July Meeting

Our July meeting was a lively discussion between eight people and three computers.   The original plan was to set up some computer games and have some fun with them for an hour or two.   As always happens with people we managed to wander off to other things.  It was rather like a conversation in a pub but without the beer.

Sammy Redshaw brought his games machine over to play with and it did work very well with Quake III.  Well done Sammy.  Hope we can get more people to do that in future ?  Craig Andrews brought his machine over but the weight of his 17" monitor was just too much for him to move.  Perhaps we should send him on a body building course ?  My own demo PC was nothing out of the ordinary.  450Mhz AMD K6-2 cpu with an S3 graphics card.  Civilisation Call to Power works very well on this hardware.  Wouldn't like to run Quake III on it though.  Someone else brought his laptop over and we had a quick look at muLinux.  His main problem was that he couldn't do "whereis" and "find"  which was "something of a pain" for him.  He's going to install something else.

One of the more pleasant suprises was that Craig brought over some Cheapbytes KDE 2 and GNOME 1.2 CDs.  This provided a certain amount of entertainment.  So did Corel Wordperfect 2000 for Linux when we tried to instal it into SuSE 6.4.
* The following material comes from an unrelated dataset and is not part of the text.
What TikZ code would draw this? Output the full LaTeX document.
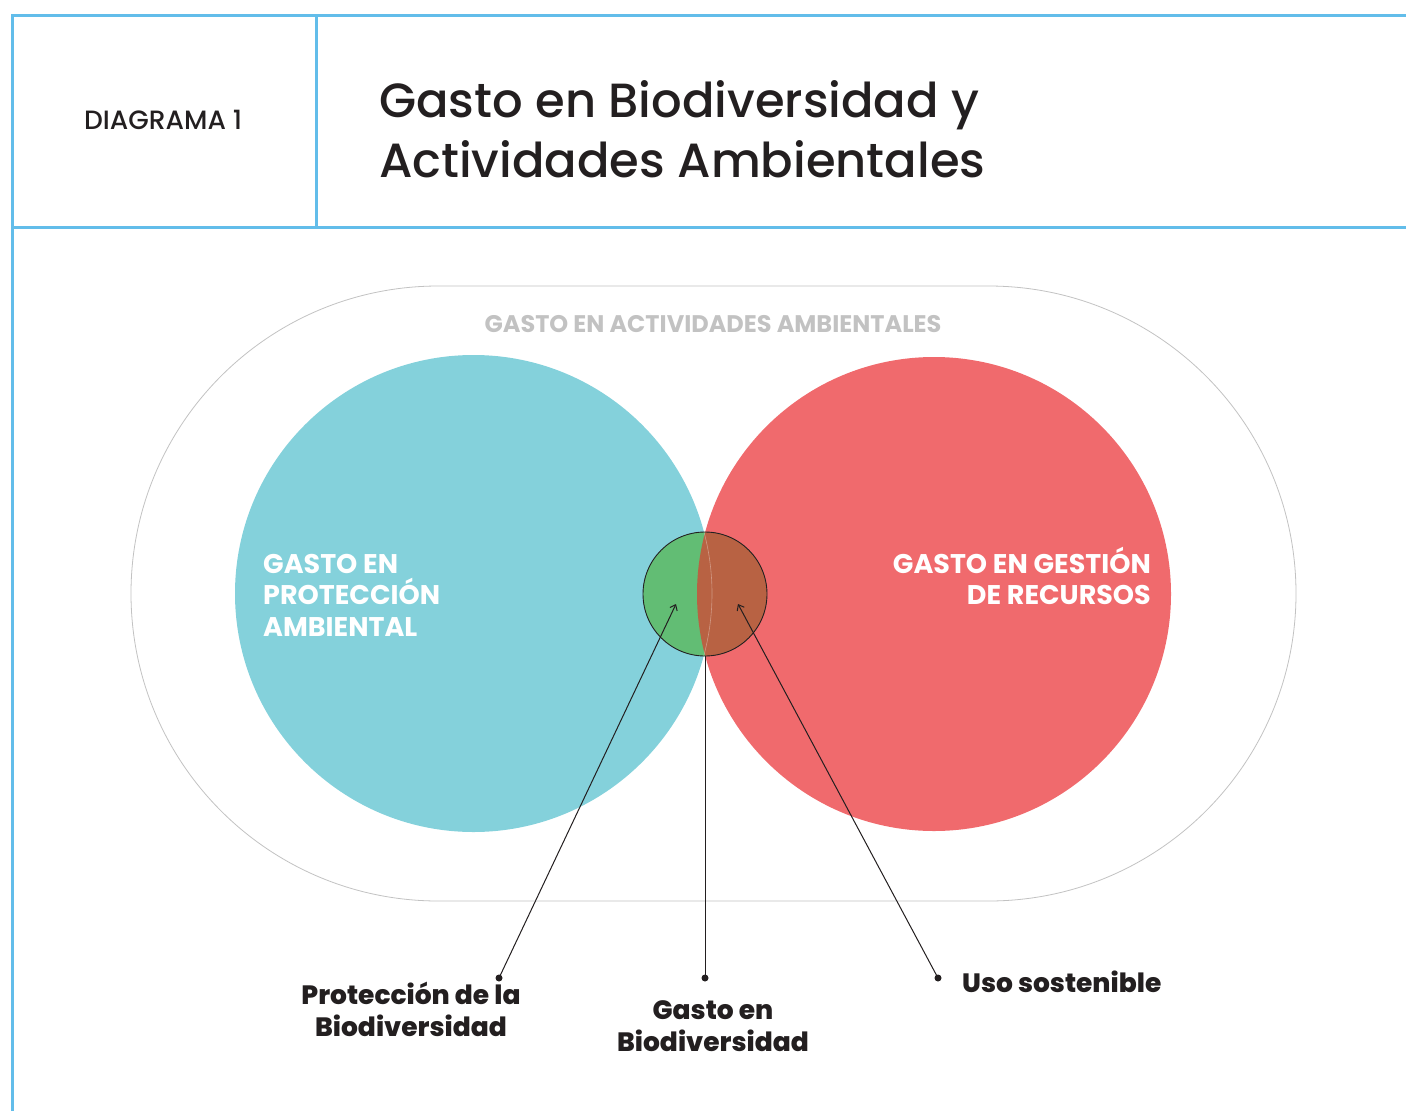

The new GNOME system installs itself in a similar way to the way in which MS Windows applications install themselves.  Even on a computer with 128Mb of RAM it did take 30 minutes to install.  After which we found that there were one or two minor bugs that didn't really matter too much.  The new GNOME is very nice with Sawmill as the window manager as default rather than Enlightenment.  To change to Enlightenment you just point and click.  All of that stuff to do with sweating over the keyboard has gone.

The KDE2 install proved to be something of a session to do with chicken bones and some dice.  Throw the chicken bones and roll the dice to find out whether it's going to install ?  Craig had to use all of his best efforts to key in the wrong stuff by accident to get it to work.  This was from the July 2000 issue of Linux Format.  KDE 1.9 is beta software but in our experience it's more alpha than beta.  After installation we found that there were more bugs that just didn't help at all.  When KDE2 is released it should be fairly incredible.  It's going to be a very nice system with Koffice as one of it's attributes.

Speaking of office suites.  We just happened to have a copy of Wordperfect Office 2000 for Linux.  We decided to install it into SuSE 6.4 just to see what happened.  After much scratching of heads we found that su to root and then do......  ln -s /lib/libc.so.6  /lib/libc-6.so  was the way to install it.  After that it worked fine.  Just a slight problem with winelib at the first try.

The meeting finished at four o'clock in the afternoon and shortly afterwards a RHCE turned up from Sheffield Hallam University.  I pointed him towards our discussion list with the explanation that we're a bit short on Red Hat support.

It was a good meeting which correctly informed all of us.  This is probably the best way to deal with issues that are to do with Linux ?

People who were there .......

Sammy Redshaw            Craig Andrews            Richard Ibbotson            Alex Hudson            Peter Smith            Elliot Frost    and some others.